Print each line of the listing once more, precisely as given.
_ _ _ _ _
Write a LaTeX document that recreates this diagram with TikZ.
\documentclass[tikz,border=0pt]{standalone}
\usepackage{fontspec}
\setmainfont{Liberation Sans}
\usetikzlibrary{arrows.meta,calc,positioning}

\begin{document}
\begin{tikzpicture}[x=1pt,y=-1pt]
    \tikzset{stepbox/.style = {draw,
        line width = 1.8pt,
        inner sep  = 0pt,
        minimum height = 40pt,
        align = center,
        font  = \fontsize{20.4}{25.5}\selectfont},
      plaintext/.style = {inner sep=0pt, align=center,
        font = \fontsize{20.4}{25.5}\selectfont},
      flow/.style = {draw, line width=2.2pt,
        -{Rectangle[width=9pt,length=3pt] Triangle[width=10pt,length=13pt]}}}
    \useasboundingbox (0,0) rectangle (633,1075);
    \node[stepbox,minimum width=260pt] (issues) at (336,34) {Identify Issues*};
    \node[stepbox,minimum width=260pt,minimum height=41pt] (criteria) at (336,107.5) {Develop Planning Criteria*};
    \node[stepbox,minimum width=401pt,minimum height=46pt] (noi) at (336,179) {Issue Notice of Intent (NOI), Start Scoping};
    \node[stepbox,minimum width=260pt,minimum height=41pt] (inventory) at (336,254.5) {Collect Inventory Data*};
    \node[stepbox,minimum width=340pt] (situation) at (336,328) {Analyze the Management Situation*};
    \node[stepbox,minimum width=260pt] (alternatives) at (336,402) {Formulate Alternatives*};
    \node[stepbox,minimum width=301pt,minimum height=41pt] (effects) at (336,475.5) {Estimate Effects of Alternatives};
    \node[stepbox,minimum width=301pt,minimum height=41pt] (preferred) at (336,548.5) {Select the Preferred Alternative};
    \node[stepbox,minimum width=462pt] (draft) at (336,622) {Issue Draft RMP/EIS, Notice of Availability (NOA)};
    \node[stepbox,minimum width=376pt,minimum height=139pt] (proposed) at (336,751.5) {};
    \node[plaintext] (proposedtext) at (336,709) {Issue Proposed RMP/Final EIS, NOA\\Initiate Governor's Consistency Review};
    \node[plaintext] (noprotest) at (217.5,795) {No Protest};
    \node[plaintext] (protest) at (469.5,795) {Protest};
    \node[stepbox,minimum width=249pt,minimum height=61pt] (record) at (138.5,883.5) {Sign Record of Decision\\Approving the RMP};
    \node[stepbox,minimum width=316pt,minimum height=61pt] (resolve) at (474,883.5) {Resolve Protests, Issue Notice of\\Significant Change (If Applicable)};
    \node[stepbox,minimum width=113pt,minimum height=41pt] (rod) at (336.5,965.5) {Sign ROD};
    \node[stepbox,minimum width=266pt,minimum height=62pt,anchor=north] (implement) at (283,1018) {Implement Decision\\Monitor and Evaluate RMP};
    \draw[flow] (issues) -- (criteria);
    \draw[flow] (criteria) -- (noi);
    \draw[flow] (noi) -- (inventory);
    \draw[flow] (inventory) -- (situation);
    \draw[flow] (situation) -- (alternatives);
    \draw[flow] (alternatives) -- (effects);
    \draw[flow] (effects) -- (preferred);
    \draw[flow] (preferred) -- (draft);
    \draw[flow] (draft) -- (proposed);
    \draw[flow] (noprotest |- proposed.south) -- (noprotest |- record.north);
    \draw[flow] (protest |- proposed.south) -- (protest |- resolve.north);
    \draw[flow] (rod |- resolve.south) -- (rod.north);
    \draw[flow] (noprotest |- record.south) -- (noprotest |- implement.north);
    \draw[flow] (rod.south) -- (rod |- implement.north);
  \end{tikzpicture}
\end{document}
_ _ _ _ _
RESULT:
Write a LaTeX document that recreates this diagram with TikZ.
\documentclass[tikz,border=0pt]{standalone}
\usepackage{fontspec}
\setmainfont{Liberation Sans}
\usetikzlibrary{arrows.meta,calc,positioning}

\begin{document}
\begin{tikzpicture}[x=1pt,y=-1pt]
    \tikzset{stepbox/.style = {draw,
        line width = 1.8pt,
        inner sep  = 0pt,
        minimum height = 40pt,
        align = center,
        font  = \fontsize{20.4}{25.5}\selectfont},
      plaintext/.style = {inner sep=0pt, align=center,
        font = \fontsize{20.4}{25.5}\selectfont},
      flow/.style = {draw, line width=2.2pt,
        -{Rectangle[width=9pt,length=3pt] Triangle[width=10pt,length=13pt]}}}
    \useasboundingbox (0,0) rectangle (633,1075);
    \node[stepbox,minimum width=260pt] (issues) at (336,34) {Identify Issues*};
    \node[stepbox,minimum width=260pt,minimum height=41pt] (criteria) at (336,107.5) {Develop Planning Criteria*};
    \node[stepbox,minimum width=401pt,minimum height=46pt] (noi) at (336,179) {Issue Notice of Intent (NOI), Start Scoping};
    \node[stepbox,minimum width=260pt,minimum height=41pt] (inventory) at (336,254.5) {Collect Inventory Data*};
    \node[stepbox,minimum width=340pt] (situation) at (336,328) {Analyze the Management Situation*};
    \node[stepbox,minimum width=260pt] (alternatives) at (336,402) {Formulate Alternatives*};
    \node[stepbox,minimum width=301pt,minimum height=41pt] (effects) at (336,475.5) {Estimate Effects of Alternatives};
    \node[stepbox,minimum width=301pt,minimum height=41pt] (preferred) at (336,548.5) {Select the Preferred Alternative};
    \node[stepbox,minimum width=462pt] (draft) at (336,622) {Issue Draft RMP/EIS, Notice of Availability (NOA)};
    \node[stepbox,minimum width=376pt,minimum height=139pt] (proposed) at (336,751.5) {};
    \node[plaintext] (proposedtext) at (336,709) {Issue Proposed RMP/Final EIS, NOA\\Initiate Governor's Consistency Review};
    \node[plaintext] (noprotest) at (217.5,795) {No Protest};
    \node[plaintext] (protest) at (469.5,795) {Protest};
    \node[stepbox,minimum width=249pt,minimum height=61pt] (record) at (138.5,883.5) {Sign Record of Decision\\Approving the RMP};
    \node[stepbox,minimum width=316pt,minimum height=61pt] (resolve) at (474,883.5) {Resolve Protests, Issue Notice of\\Significant Change (If Applicable)};
    \node[stepbox,minimum width=113pt,minimum height=41pt] (rod) at (336.5,965.5) {Sign ROD};
    \node[stepbox,minimum width=266pt,minimum height=62pt,anchor=north] (implement) at (283,1018) {Implement Decision\\Monitor and Evaluate RMP};
    \draw[flow] (issues) -- (criteria);
    \draw[flow] (criteria) -- (noi);
    \draw[flow] (noi) -- (inventory);
    \draw[flow] (inventory) -- (situation);
    \draw[flow] (situation) -- (alternatives);
    \draw[flow] (alternatives) -- (effects);
    \draw[flow] (effects) -- (preferred);
    \draw[flow] (preferred) -- (draft);
    \draw[flow] (draft) -- (proposed);
    \draw[flow] (noprotest |- proposed.south) -- (noprotest |- record.north);
    \draw[flow] (protest |- proposed.south) -- (protest |- resolve.north);
    \draw[flow] (rod |- resolve.south) -- (rod.north);
    \draw[flow] (noprotest |- record.south) -- (noprotest |- implement.north);
    \draw[flow] (rod.south) -- (rod |- implement.north);
  \end{tikzpicture}
\end{document}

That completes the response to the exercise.